━━━━━ Input rows ━━━━━

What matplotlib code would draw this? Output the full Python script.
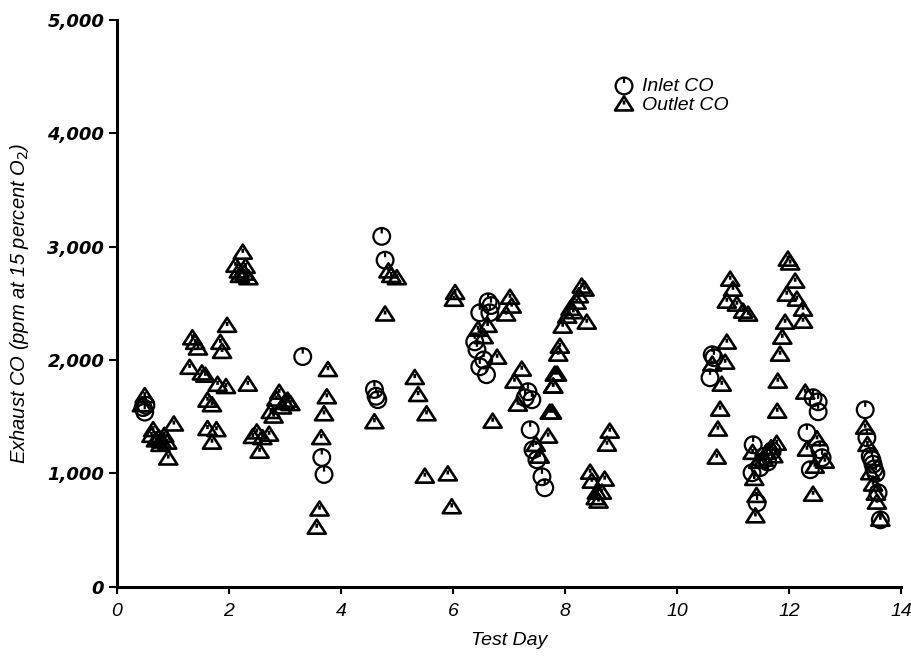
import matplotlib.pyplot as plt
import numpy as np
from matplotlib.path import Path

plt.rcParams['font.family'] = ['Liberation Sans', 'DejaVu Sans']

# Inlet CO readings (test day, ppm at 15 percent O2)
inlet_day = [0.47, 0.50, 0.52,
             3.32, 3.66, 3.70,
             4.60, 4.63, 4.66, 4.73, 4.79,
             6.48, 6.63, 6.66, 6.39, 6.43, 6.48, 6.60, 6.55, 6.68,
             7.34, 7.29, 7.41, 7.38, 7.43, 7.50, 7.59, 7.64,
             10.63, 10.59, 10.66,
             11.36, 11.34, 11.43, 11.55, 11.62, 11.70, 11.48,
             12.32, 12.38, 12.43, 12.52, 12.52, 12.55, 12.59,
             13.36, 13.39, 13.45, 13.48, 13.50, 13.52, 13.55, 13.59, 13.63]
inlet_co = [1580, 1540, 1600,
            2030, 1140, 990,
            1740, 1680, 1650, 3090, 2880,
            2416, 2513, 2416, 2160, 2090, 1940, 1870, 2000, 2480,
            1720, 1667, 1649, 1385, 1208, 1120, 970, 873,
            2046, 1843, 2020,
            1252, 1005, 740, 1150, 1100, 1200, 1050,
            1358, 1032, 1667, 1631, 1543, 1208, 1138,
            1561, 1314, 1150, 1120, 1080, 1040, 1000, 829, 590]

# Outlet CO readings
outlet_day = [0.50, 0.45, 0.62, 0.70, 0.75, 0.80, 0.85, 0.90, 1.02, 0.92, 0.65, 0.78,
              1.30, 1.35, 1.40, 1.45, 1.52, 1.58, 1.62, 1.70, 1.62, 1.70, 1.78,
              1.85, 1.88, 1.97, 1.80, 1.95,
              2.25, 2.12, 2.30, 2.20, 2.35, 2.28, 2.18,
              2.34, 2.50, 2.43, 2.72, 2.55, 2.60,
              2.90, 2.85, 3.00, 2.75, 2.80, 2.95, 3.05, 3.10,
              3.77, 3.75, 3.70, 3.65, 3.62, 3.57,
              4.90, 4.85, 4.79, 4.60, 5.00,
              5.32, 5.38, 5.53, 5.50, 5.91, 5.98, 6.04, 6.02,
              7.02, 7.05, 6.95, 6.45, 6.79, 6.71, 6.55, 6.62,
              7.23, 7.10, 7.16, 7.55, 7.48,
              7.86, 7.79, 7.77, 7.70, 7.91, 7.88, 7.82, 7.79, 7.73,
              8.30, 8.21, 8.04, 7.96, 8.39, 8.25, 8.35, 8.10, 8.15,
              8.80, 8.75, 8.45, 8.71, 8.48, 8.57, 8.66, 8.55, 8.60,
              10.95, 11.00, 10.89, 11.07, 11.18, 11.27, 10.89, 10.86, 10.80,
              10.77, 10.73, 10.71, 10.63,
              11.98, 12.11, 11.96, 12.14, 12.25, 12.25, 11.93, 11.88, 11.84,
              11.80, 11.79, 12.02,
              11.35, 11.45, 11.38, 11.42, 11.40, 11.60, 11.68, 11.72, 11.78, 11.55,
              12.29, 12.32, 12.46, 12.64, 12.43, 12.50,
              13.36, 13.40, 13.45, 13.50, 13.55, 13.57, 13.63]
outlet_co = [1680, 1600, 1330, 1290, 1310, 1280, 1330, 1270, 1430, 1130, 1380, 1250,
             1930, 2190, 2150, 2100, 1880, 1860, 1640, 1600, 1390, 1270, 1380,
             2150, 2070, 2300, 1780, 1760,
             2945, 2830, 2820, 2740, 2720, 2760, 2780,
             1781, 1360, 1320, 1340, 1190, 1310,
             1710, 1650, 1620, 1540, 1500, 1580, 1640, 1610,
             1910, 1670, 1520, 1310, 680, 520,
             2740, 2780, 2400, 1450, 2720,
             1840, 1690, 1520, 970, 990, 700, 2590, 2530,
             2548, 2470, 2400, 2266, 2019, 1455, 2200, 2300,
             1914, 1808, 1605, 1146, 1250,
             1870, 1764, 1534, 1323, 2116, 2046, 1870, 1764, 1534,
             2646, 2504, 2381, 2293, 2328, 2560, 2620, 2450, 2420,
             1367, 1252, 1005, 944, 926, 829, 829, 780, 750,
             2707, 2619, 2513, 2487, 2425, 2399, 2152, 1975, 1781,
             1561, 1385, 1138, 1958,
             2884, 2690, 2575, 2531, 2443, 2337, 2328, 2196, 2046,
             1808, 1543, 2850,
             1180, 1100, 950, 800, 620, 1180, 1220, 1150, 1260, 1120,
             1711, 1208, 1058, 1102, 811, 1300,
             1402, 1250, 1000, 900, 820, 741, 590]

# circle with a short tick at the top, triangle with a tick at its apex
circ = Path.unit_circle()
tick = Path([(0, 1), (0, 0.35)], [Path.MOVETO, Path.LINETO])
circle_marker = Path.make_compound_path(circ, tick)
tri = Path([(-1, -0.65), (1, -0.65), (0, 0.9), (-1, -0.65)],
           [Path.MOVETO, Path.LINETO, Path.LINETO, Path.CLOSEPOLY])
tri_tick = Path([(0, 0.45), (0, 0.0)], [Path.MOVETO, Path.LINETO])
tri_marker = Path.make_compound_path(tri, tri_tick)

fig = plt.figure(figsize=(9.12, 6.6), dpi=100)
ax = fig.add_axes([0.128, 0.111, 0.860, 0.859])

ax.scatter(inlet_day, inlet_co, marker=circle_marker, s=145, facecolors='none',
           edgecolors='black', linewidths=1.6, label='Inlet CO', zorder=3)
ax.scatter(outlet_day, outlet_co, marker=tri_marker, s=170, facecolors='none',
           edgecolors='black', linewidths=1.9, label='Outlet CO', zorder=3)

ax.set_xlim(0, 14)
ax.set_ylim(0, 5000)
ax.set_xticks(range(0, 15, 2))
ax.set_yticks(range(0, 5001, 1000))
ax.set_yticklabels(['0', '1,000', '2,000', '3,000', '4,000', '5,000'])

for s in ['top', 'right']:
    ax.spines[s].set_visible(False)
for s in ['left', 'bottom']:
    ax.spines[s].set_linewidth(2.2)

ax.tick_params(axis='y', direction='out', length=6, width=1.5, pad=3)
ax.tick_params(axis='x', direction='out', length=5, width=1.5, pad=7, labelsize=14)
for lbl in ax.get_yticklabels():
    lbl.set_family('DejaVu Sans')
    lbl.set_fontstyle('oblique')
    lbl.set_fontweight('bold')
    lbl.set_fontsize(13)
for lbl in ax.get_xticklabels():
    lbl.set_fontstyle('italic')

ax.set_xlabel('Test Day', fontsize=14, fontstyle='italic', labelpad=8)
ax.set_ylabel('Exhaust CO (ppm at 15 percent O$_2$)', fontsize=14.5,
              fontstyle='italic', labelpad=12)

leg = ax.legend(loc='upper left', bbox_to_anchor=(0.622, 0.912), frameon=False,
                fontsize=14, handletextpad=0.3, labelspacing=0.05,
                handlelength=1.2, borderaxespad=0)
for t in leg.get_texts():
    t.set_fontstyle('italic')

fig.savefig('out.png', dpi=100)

━━━━━
━━━━━ Input rows ━━━━━

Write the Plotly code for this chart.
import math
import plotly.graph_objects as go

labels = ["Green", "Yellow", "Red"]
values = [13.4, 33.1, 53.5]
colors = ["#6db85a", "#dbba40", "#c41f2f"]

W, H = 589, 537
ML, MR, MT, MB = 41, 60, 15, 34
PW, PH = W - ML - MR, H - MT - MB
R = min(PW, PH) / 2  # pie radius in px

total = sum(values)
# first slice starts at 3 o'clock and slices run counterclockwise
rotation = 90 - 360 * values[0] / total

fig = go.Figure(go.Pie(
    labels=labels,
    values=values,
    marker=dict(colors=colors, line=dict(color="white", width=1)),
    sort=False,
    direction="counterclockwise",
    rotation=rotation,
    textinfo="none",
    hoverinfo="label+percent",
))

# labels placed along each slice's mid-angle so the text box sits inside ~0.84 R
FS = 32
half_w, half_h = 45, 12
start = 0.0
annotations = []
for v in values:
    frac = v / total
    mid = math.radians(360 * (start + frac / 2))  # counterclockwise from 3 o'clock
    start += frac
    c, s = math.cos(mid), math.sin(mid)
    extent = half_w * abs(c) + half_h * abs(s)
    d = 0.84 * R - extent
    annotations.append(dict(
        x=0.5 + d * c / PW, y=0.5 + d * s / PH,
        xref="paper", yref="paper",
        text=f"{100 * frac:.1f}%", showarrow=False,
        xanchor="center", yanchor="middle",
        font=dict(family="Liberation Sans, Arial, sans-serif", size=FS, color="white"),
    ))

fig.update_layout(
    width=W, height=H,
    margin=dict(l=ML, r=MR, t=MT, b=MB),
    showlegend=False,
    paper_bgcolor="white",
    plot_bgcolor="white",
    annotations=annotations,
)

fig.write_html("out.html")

━━━━━

Do this
Leave the pictures out and print, exactly as written, every line from the one holding "What matplotlib code" down to the one holding "1561, 1314, 1150, 1120, 1080, 1040, 1000, 829, 590]", both of those included.

Finished exercise
What matplotlib code would draw this? Output the full Python script.
import matplotlib.pyplot as plt
import numpy as np
from matplotlib.path import Path

plt.rcParams['font.family'] = ['Liberation Sans', 'DejaVu Sans']

# Inlet CO readings (test day, ppm at 15 percent O2)
inlet_day = [0.47, 0.50, 0.52,
             3.32, 3.66, 3.70,
             4.60, 4.63, 4.66, 4.73, 4.79,
             6.48, 6.63, 6.66, 6.39, 6.43, 6.48, 6.60, 6.55, 6.68,
             7.34, 7.29, 7.41, 7.38, 7.43, 7.50, 7.59, 7.64,
             10.63, 10.59, 10.66,
             11.36, 11.34, 11.43, 11.55, 11.62, 11.70, 11.48,
             12.32, 12.38, 12.43, 12.52, 12.52, 12.55, 12.59,
             13.36, 13.39, 13.45, 13.48, 13.50, 13.52, 13.55, 13.59, 13.63]
inlet_co = [1580, 1540, 1600,
            2030, 1140, 990,
            1740, 1680, 1650, 3090, 2880,
            2416, 2513, 2416, 2160, 2090, 1940, 1870, 2000, 2480,
            1720, 1667, 1649, 1385, 1208, 1120, 970, 873,
            2046, 1843, 2020,
            1252, 1005, 740, 1150, 1100, 1200, 1050,
            1358, 1032, 1667, 1631, 1543, 1208, 1138,
            1561, 1314, 1150, 1120, 1080, 1040, 1000, 829, 590]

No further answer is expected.